Please return exactly the run of lines that begins with the line containing "Reproduce this diagram with TikZ." and ends with the line containing "(flexion) at (211,523)", pictures excluded.
=== Records for this task ===
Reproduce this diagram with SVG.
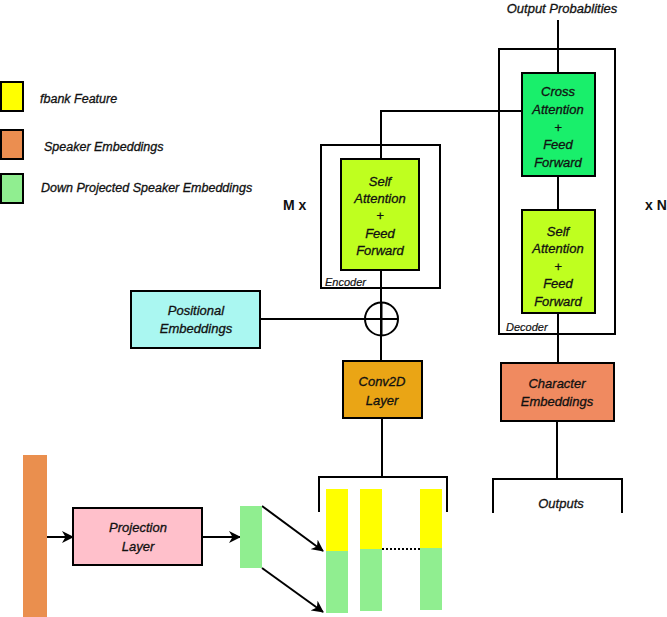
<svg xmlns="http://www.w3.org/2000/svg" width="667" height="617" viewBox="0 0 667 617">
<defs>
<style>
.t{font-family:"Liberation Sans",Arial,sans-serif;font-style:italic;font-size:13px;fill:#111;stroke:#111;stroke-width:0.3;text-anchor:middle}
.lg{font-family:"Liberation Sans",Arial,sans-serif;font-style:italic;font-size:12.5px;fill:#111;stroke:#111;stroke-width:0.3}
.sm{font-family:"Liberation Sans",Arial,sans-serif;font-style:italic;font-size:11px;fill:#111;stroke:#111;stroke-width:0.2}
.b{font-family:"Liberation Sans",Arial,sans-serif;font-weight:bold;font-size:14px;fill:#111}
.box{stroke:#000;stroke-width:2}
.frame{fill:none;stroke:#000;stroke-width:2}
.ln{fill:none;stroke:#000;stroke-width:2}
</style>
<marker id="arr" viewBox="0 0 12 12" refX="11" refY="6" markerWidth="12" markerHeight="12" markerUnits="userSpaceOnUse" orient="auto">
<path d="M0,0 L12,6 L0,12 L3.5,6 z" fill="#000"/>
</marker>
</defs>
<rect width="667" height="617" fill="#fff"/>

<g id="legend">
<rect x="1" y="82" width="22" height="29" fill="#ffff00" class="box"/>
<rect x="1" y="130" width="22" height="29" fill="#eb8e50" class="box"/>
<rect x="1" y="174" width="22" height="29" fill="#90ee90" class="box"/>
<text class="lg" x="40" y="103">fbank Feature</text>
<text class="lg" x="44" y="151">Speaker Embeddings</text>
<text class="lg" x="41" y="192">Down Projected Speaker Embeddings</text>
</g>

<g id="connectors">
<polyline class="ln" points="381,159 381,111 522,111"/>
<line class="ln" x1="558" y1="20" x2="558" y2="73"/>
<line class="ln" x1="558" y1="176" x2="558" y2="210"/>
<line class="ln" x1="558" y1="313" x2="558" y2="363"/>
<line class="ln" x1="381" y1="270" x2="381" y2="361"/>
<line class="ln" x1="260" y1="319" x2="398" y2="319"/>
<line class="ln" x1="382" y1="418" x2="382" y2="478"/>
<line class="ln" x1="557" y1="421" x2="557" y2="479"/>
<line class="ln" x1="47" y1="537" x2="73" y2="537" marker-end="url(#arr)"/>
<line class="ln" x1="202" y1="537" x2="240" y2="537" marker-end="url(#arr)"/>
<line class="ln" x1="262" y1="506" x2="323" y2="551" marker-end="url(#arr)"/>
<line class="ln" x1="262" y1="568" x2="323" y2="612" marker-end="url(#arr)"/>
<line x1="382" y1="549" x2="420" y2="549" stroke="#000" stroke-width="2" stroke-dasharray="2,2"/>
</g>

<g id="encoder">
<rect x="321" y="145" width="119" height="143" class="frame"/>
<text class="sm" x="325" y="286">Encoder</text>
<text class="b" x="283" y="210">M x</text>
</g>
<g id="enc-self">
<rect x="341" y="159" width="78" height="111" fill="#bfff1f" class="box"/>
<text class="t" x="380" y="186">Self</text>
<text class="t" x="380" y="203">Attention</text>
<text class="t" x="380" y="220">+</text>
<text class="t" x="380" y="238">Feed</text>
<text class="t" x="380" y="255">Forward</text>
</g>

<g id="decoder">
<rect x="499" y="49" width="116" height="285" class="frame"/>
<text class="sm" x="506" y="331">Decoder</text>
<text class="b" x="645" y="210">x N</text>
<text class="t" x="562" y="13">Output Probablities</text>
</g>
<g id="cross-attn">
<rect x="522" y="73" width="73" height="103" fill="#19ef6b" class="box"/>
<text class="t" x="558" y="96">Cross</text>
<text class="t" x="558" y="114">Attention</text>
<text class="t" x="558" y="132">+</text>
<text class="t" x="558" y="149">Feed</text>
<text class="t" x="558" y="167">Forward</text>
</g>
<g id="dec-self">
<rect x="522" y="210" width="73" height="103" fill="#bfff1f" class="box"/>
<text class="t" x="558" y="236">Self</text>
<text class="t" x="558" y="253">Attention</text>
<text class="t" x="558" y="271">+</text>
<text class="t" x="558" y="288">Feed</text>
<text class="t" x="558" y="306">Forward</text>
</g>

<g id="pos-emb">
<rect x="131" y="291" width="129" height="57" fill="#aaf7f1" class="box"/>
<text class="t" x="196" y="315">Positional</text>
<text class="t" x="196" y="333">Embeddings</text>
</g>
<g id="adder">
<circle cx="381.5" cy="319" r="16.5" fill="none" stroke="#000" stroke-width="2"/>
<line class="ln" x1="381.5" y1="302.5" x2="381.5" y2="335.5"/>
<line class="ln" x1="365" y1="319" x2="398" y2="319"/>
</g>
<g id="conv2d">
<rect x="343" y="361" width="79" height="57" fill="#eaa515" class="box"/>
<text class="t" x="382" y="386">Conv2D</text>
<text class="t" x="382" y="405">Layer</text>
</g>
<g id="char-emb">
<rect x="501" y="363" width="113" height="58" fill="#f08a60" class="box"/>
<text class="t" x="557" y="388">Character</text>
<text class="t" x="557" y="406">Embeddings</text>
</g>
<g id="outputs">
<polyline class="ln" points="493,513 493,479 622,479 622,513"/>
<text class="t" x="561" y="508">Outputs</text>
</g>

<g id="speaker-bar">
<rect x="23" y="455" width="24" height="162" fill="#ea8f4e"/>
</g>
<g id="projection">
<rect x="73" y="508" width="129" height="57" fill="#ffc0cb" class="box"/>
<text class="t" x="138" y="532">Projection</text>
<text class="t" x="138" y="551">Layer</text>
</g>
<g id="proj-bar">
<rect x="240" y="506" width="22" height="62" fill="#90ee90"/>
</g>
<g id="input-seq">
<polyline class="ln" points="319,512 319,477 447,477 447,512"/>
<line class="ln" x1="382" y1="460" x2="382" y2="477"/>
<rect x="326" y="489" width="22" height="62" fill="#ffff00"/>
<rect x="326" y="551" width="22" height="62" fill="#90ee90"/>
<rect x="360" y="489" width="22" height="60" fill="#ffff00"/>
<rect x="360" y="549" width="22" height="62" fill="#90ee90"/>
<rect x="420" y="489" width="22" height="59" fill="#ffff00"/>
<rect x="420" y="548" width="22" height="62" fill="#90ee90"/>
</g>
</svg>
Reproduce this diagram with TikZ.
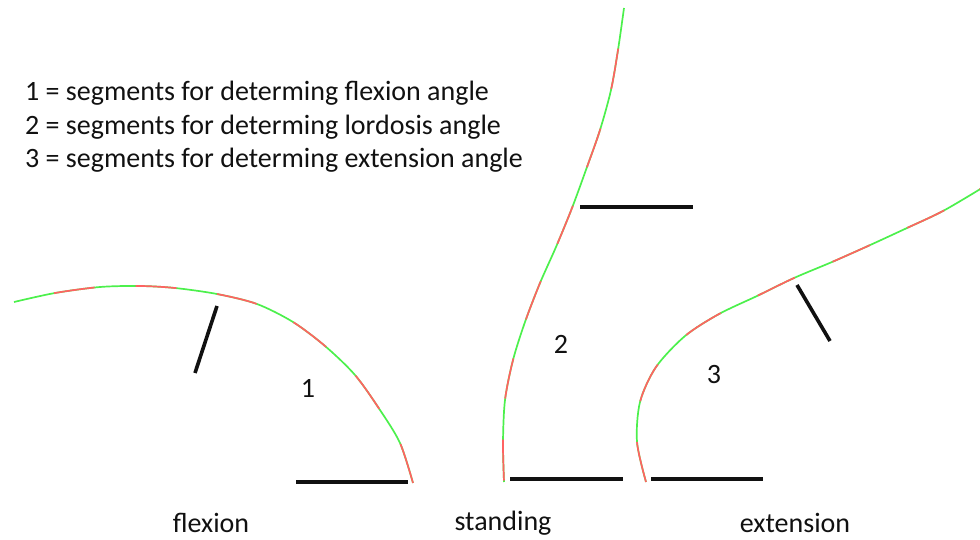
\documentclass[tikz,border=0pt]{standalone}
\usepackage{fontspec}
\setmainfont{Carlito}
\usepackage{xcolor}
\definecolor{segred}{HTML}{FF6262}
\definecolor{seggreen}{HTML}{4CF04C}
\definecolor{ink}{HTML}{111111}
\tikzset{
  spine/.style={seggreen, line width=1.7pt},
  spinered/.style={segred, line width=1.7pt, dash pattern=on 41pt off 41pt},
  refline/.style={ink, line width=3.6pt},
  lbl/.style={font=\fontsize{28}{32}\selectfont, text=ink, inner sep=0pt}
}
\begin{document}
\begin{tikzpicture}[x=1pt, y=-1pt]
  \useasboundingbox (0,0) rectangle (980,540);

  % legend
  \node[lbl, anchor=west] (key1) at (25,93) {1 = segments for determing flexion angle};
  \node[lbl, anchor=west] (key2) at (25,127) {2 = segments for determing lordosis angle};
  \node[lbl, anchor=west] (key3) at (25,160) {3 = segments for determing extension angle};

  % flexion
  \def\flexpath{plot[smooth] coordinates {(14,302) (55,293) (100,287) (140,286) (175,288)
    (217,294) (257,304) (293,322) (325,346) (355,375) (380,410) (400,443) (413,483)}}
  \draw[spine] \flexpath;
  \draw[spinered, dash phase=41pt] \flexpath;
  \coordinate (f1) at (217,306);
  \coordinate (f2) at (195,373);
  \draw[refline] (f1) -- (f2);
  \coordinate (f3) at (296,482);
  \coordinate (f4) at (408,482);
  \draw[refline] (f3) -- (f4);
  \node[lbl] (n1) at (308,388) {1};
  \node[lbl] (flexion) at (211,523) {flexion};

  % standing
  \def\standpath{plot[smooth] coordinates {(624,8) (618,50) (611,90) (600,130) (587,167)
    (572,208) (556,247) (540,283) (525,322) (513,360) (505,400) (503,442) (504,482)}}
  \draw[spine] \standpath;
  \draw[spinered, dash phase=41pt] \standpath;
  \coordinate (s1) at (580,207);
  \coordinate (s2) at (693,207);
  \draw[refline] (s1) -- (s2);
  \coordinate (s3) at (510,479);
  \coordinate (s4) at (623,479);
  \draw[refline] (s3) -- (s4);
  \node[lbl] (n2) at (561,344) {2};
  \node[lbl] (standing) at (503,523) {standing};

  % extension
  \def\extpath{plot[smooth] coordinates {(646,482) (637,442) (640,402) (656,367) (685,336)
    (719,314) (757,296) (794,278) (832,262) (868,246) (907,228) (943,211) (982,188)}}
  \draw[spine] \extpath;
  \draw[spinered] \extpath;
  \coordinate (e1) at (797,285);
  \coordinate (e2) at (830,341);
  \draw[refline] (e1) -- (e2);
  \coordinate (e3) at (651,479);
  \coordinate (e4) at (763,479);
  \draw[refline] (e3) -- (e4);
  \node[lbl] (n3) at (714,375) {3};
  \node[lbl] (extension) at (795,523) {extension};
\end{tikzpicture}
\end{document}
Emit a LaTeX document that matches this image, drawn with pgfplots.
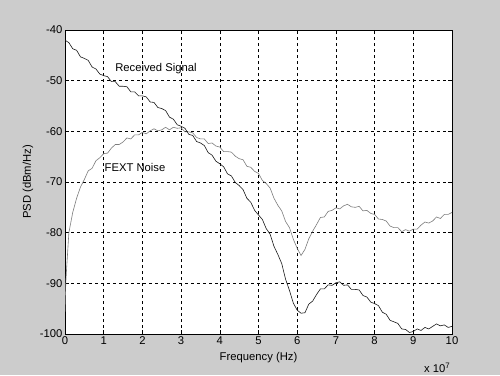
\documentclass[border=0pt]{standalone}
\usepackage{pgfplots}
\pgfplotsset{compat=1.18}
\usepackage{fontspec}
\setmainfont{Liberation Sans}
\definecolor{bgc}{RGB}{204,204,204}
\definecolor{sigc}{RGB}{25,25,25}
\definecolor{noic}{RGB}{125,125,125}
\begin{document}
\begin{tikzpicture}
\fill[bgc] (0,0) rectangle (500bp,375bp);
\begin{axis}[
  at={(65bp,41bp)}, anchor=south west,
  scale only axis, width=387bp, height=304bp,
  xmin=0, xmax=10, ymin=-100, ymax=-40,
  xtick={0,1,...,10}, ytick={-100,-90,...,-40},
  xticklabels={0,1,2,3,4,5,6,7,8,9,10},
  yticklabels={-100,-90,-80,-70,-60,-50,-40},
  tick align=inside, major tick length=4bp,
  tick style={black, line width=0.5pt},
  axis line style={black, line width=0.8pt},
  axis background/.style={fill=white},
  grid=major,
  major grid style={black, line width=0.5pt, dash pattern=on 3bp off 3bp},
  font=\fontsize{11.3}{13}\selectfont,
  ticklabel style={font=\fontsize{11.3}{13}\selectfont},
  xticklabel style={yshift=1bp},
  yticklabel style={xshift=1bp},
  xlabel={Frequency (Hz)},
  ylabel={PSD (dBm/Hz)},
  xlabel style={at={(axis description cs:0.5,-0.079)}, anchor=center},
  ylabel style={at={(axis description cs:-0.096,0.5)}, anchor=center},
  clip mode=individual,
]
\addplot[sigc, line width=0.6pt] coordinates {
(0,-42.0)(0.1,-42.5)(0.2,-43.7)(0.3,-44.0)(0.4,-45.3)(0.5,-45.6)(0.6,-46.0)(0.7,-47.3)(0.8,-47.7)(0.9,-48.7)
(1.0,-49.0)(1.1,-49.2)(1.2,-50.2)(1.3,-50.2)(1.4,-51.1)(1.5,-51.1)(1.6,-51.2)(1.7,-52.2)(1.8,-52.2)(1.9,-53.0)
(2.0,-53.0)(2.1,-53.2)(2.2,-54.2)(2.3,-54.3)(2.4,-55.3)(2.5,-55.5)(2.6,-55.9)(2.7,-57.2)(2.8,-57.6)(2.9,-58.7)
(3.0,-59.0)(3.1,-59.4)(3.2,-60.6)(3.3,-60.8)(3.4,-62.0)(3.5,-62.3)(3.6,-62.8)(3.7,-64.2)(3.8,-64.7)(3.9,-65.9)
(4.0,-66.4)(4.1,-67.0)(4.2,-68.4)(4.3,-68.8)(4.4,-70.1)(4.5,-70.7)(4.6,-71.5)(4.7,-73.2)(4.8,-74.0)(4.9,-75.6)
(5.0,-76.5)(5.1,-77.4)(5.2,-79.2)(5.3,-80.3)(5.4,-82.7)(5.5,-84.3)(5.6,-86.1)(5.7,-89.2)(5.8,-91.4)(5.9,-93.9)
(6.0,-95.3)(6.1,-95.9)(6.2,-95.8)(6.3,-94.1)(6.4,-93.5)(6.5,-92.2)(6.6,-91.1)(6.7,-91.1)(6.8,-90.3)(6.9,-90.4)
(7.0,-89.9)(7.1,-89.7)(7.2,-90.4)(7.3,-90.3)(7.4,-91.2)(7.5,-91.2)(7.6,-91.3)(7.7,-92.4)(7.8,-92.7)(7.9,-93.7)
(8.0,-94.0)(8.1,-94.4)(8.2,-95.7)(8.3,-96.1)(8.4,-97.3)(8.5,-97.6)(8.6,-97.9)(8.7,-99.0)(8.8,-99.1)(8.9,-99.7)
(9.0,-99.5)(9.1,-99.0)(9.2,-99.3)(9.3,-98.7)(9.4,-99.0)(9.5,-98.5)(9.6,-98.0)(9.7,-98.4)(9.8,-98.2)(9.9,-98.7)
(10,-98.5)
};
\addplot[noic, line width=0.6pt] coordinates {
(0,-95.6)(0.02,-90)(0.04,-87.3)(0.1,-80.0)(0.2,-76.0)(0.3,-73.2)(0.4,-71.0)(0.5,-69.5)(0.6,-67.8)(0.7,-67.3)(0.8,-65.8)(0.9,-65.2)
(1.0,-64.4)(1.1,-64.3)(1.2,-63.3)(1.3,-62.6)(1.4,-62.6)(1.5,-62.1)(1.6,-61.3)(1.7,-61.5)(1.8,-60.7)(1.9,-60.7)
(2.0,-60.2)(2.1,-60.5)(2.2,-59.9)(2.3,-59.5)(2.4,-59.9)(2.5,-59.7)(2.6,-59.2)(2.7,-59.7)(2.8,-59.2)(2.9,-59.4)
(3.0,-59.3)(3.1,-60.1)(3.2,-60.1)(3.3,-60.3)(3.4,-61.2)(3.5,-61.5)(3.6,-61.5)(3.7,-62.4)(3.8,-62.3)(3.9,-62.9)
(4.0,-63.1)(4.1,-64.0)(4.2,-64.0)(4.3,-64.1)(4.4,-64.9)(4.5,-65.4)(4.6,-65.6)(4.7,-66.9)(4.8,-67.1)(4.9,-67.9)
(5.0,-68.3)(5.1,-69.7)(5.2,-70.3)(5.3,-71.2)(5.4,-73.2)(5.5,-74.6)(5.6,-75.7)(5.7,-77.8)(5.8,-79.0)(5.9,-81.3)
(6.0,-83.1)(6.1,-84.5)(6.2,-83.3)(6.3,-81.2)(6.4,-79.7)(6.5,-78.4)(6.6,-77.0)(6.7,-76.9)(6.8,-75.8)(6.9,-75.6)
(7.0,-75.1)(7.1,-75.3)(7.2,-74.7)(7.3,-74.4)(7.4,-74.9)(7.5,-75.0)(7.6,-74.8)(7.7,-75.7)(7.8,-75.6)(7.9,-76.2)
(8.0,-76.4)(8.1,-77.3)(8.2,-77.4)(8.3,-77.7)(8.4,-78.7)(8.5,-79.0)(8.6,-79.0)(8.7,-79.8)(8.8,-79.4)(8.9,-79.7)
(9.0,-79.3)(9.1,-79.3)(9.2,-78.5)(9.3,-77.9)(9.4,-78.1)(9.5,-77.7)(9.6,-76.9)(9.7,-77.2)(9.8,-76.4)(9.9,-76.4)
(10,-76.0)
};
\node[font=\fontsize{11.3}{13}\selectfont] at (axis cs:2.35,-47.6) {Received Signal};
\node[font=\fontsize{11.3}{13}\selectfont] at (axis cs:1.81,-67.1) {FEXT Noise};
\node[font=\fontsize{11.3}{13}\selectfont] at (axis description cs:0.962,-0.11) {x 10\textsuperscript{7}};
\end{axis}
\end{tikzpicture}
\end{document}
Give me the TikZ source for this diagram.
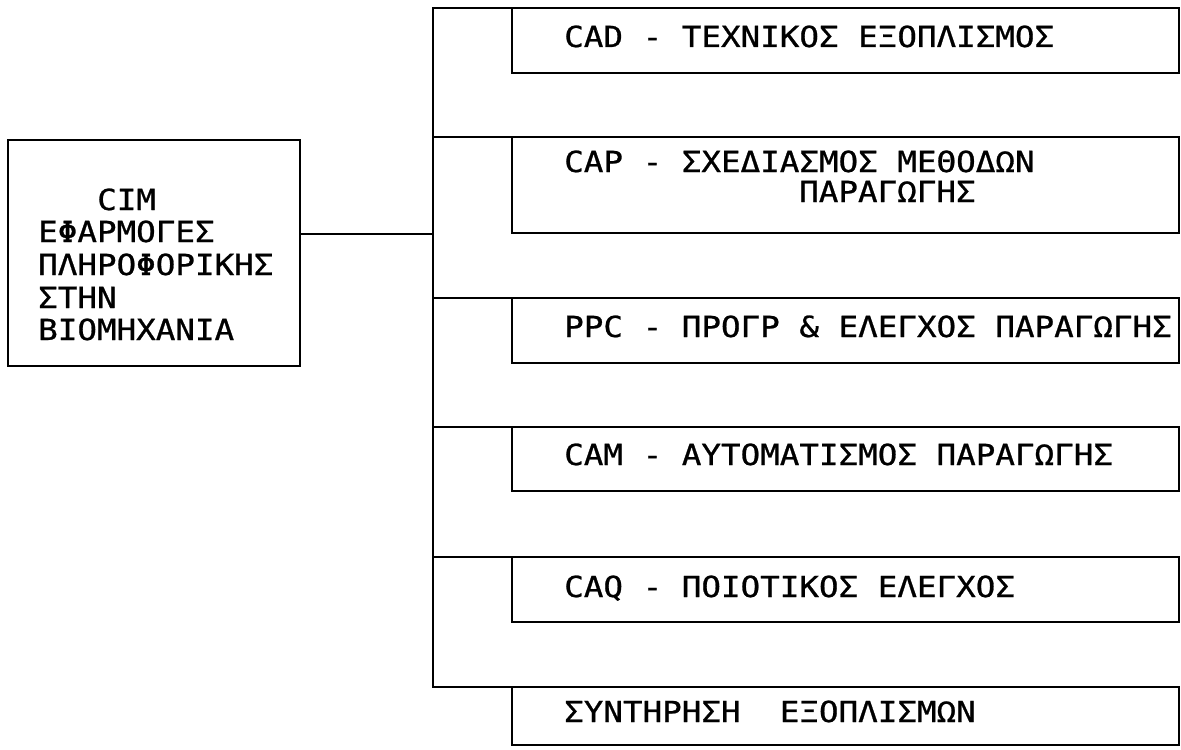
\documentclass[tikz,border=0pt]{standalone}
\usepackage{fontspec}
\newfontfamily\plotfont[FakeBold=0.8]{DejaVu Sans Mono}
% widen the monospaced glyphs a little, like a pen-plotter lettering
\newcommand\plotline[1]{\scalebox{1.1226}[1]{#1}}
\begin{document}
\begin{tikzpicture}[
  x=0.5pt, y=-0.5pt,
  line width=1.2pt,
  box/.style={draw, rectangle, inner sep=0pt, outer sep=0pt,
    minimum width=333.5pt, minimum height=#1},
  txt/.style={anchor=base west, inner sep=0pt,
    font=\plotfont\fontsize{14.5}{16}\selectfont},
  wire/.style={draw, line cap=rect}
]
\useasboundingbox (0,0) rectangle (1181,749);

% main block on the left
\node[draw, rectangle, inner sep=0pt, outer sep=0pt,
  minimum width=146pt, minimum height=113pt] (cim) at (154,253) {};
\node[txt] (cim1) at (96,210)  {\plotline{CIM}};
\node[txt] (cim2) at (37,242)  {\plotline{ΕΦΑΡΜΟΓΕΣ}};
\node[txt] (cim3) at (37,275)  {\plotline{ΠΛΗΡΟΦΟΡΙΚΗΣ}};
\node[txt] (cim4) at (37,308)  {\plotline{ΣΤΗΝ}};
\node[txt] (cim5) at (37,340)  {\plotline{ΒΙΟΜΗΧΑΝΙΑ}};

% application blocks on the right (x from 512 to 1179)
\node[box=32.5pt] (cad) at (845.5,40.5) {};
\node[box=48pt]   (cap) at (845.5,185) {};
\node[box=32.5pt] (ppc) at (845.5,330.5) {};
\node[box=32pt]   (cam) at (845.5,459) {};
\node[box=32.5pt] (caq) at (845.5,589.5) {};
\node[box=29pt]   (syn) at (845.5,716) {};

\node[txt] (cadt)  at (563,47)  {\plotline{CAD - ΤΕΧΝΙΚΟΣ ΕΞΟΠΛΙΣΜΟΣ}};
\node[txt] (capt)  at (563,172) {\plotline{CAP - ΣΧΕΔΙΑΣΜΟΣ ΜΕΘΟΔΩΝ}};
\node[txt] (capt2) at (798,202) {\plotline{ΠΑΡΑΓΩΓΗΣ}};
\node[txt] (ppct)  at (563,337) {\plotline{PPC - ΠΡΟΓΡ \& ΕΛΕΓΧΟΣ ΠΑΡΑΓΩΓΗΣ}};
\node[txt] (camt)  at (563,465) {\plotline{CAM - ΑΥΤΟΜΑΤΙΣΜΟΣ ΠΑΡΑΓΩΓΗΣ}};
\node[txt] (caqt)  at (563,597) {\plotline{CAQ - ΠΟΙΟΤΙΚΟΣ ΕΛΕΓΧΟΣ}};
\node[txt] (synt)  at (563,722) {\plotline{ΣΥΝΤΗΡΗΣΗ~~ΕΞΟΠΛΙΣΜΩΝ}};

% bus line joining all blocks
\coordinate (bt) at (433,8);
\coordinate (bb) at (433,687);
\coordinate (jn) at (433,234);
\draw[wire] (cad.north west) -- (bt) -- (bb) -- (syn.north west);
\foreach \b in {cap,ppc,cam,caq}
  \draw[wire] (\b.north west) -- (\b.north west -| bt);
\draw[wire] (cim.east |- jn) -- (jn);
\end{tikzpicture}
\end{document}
===
■ Exercise output ■
Reproduce this diagram with TikZ.
\documentclass[tikz,border=0pt]{standalone}
\usepackage{fontspec}
\setmainfont{Carlito}
\usepackage{xcolor}
\definecolor{segred}{HTML}{FF6262}
\definecolor{seggreen}{HTML}{4CF04C}
\definecolor{ink}{HTML}{111111}
\tikzset{
  spine/.style={seggreen, line width=1.7pt},
  spinered/.style={segred, line width=1.7pt, dash pattern=on 41pt off 41pt},
  refline/.style={ink, line width=3.6pt},
  lbl/.style={font=\fontsize{28}{32}\selectfont, text=ink, inner sep=0pt}
}
\begin{document}
\begin{tikzpicture}[x=1pt, y=-1pt]
  \useasboundingbox (0,0) rectangle (980,540);

  % legend
  \node[lbl, anchor=west] (key1) at (25,93) {1 = segments for determing flexion angle};
  \node[lbl, anchor=west] (key2) at (25,127) {2 = segments for determing lordosis angle};
  \node[lbl, anchor=west] (key3) at (25,160) {3 = segments for determing extension angle};

  % flexion
  \def\flexpath{plot[smooth] coordinates {(14,302) (55,293) (100,287) (140,286) (175,288)
    (217,294) (257,304) (293,322) (325,346) (355,375) (380,410) (400,443) (413,483)}}
  \draw[spine] \flexpath;
  \draw[spinered, dash phase=41pt] \flexpath;
  \coordinate (f1) at (217,306);
  \coordinate (f2) at (195,373);
  \draw[refline] (f1) -- (f2);
  \coordinate (f3) at (296,482);
  \coordinate (f4) at (408,482);
  \draw[refline] (f3) -- (f4);
  \node[lbl] (n1) at (308,388) {1};
  \node[lbl] (flexion) at (211,523) {flexion};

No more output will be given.